Objective:
The line holding "const GRID_COLOR = '#e9f0f2';" is the last one to output; start at the first line of the data, keep every line in between exactly, and leave out pictures.

□ □ □ □ □ □ □

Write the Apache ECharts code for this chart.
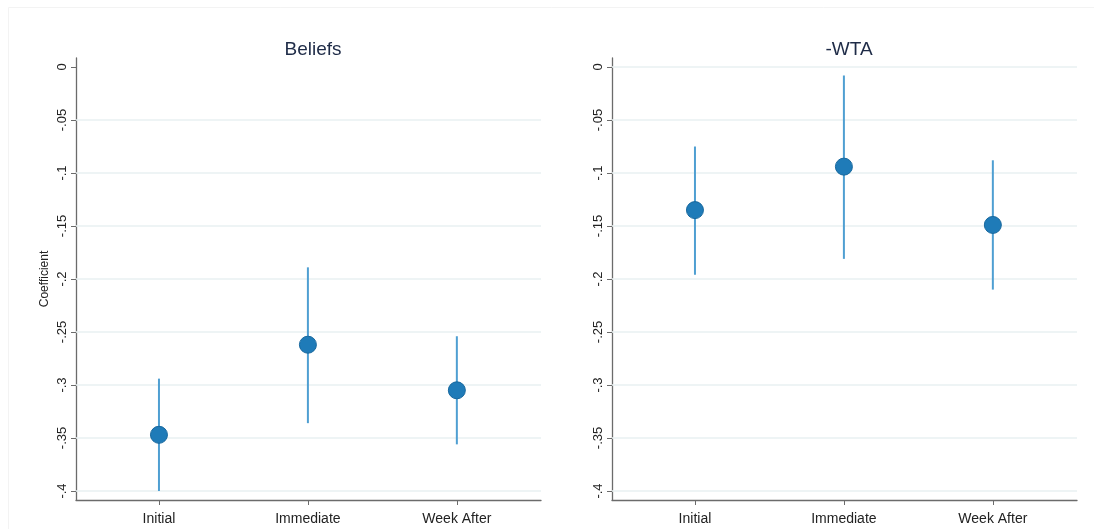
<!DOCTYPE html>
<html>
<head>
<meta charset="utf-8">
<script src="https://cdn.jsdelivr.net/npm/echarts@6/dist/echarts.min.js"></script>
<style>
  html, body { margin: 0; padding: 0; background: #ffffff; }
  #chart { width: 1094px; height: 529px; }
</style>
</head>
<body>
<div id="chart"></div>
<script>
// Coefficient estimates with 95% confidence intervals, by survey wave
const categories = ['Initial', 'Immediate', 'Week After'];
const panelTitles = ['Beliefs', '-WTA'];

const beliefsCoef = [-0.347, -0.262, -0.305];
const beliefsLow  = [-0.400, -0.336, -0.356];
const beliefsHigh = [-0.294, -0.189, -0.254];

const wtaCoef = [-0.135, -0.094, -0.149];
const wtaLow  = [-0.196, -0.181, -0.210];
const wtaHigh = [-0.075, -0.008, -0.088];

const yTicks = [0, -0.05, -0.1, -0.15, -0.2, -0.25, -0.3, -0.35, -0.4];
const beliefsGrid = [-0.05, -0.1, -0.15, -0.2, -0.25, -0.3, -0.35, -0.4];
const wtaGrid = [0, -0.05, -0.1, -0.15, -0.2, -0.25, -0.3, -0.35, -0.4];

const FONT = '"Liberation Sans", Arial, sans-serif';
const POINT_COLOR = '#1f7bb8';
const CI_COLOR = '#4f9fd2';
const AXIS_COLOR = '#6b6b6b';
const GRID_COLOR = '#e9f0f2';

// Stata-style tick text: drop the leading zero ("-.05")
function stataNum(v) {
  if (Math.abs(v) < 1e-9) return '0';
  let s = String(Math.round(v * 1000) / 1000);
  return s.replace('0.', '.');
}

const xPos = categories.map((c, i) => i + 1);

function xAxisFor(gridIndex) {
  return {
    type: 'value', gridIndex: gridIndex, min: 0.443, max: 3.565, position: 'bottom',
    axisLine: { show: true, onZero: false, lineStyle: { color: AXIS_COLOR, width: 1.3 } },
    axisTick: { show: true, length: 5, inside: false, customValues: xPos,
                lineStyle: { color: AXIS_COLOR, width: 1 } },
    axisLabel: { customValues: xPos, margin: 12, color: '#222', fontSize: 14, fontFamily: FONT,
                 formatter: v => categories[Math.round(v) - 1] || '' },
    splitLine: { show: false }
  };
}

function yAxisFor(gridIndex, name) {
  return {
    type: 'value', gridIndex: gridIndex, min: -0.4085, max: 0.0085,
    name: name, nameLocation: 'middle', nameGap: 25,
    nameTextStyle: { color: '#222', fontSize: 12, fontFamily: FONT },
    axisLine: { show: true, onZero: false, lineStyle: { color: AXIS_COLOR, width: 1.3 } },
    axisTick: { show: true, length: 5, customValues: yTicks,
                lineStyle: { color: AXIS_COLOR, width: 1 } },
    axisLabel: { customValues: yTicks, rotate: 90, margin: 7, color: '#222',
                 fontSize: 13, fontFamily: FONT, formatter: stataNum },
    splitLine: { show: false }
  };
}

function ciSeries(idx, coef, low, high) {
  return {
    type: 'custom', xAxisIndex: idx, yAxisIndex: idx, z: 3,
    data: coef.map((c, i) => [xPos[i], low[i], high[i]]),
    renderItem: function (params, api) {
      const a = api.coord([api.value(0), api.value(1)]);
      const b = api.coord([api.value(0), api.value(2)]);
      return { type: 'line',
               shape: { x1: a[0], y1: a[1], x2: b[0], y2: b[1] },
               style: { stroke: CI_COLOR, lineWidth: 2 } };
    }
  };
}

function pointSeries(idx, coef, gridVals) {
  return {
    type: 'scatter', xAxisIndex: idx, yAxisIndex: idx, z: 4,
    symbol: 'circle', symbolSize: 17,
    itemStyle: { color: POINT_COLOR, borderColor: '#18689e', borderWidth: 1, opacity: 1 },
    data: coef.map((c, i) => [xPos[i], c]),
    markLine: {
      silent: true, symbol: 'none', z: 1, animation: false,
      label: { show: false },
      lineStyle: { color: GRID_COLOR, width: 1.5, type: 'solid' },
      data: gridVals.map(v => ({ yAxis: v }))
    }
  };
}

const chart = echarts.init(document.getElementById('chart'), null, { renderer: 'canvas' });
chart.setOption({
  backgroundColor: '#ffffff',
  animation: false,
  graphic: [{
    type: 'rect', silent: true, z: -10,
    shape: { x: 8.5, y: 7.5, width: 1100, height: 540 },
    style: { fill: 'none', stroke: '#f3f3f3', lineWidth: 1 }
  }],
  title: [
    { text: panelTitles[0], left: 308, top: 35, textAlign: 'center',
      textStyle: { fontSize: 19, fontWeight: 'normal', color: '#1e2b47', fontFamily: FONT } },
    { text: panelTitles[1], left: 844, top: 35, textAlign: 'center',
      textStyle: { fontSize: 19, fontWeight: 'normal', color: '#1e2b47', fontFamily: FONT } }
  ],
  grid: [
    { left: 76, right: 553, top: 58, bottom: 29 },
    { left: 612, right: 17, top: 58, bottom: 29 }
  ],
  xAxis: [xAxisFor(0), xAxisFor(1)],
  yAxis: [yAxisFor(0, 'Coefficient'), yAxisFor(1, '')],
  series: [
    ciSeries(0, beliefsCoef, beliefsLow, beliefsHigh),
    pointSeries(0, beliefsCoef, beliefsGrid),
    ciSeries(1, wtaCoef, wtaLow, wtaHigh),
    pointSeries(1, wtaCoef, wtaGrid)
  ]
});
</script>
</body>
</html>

□ □ □ □ □ □ □

Problem solution:
Write the Apache ECharts code for this chart.
<!DOCTYPE html>
<html>
<head>
<meta charset="utf-8">
<script src="https://cdn.jsdelivr.net/npm/echarts@6/dist/echarts.min.js"></script>
<style>
  html, body { margin: 0; padding: 0; background: #ffffff; }
  #chart { width: 1094px; height: 529px; }
</style>
</head>
<body>
<div id="chart"></div>
<script>
// Coefficient estimates with 95% confidence intervals, by survey wave
const categories = ['Initial', 'Immediate', 'Week After'];
const panelTitles = ['Beliefs', '-WTA'];

const beliefsCoef = [-0.347, -0.262, -0.305];
const beliefsLow  = [-0.400, -0.336, -0.356];
const beliefsHigh = [-0.294, -0.189, -0.254];

const wtaCoef = [-0.135, -0.094, -0.149];
const wtaLow  = [-0.196, -0.181, -0.210];
const wtaHigh = [-0.075, -0.008, -0.088];

const yTicks = [0, -0.05, -0.1, -0.15, -0.2, -0.25, -0.3, -0.35, -0.4];
const beliefsGrid = [-0.05, -0.1, -0.15, -0.2, -0.25, -0.3, -0.35, -0.4];
const wtaGrid = [0, -0.05, -0.1, -0.15, -0.2, -0.25, -0.3, -0.35, -0.4];

const FONT = '"Liberation Sans", Arial, sans-serif';
const POINT_COLOR = '#1f7bb8';
const CI_COLOR = '#4f9fd2';
const AXIS_COLOR = '#6b6b6b';
const GRID_COLOR = '#e9f0f2';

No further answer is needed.